Aucune force militaire au monde n'a autant que la Légion étrangère captivé l'imagination populaire par son image sulfureuse et par le mystère et le romantisme qu'elle cultive. Le mythe est même si puissant que le non-initié éprouve quelque difficulté à distinguer le vrai du faux : qui et que croire ? Les récits des anciens, simples légionnaires ou officiers, ne disent pas tous la même chose, loin de là; le cinéma et la littérature, tantôt favorables, tantôt hostiles, exploitent les clichés jusqu'à l'absurde pour complaire au public ; les archives, peu accessibles, ne sont au demeurant pas très bavardes sur les sentiments des hommes.

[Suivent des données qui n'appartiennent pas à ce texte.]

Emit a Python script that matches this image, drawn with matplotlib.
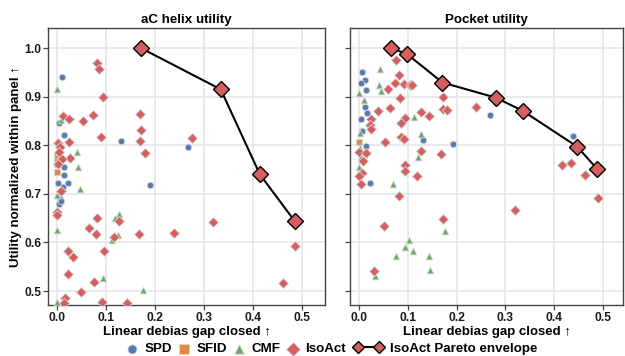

La Légion est depuis le début une tour de Babel composée d'engagés de nationalités et d'origines sociales variées en quête d'une vie nouvelle, mais elle n'est pas le ramassis de criminels repentis, d'aristocrates déclassés, de têtes brûlées et de réfugiés politiques désorientés que l'on croit. Elle a toujours su redonner dignité et estime de soi à des gens pour qui elle constitue une famille de substitution, mais elle n'en fait pas des saints, et d'ailleurs la désertion a toujours été pour elle une plaie endémique. Ses exploits guerriers - principalement aux colonies mais aussi au cours des deux conflits mondiaux - justifient sa réputation de corps d'élite, mais elle a aussi connu la défaite, la démoralisation, le sous-équipement, le sous-encadrement. Elle a souvent obéi aveuglément (et les gouvernements en ont plus d'une fois abusé en l'envoyant au sacrifice sans nécessité ou en lui confiant les sales besognes), mais cela n'a pas empêché certaines de ses unités d'être à la pointe du putsch des généraux en 1962. Elle a développé - à usage interne et externe - un folklore outrancier, mais comment forger et perpétuer autrement un esprit de corps dans une troupe de mercenaires ne parlant pas la même langue et ne se battant ni pour une patrie ni même pour une idéologie ?
Il ne s'agit pas de renvoyer dos à dos laudateurs et détracteurs, mais de comprendre comment s'articulent sur la longue durée les contradictions et les ambiguïtés dont la Légion elle-même, abusée par son égocentrisme et par le regard des autres (malveillance de l'armée régulière, xénophobie, méfiance du pouvoir politique...), n'a pas eu pleine conscience.
Fresque épique et chronique scrupuleuse en même temps, cet ouvrage américain est sans précédent par son ampleur - il couvre les cent trente et un ans (1831-1962) durant lesquels la Légion étrangère a été engagée ou stationnée outre-mer -, par la sûreté et la diversité de son information, par la distance, l'objectivité et la finesse de ses jugements.
Douglas Porch est professeur d'histoire militaire à The Citadel, de Charleston (Caroline du Sud), et à l'Ecole navale des Etats-Unis à Newport (Rhode Island).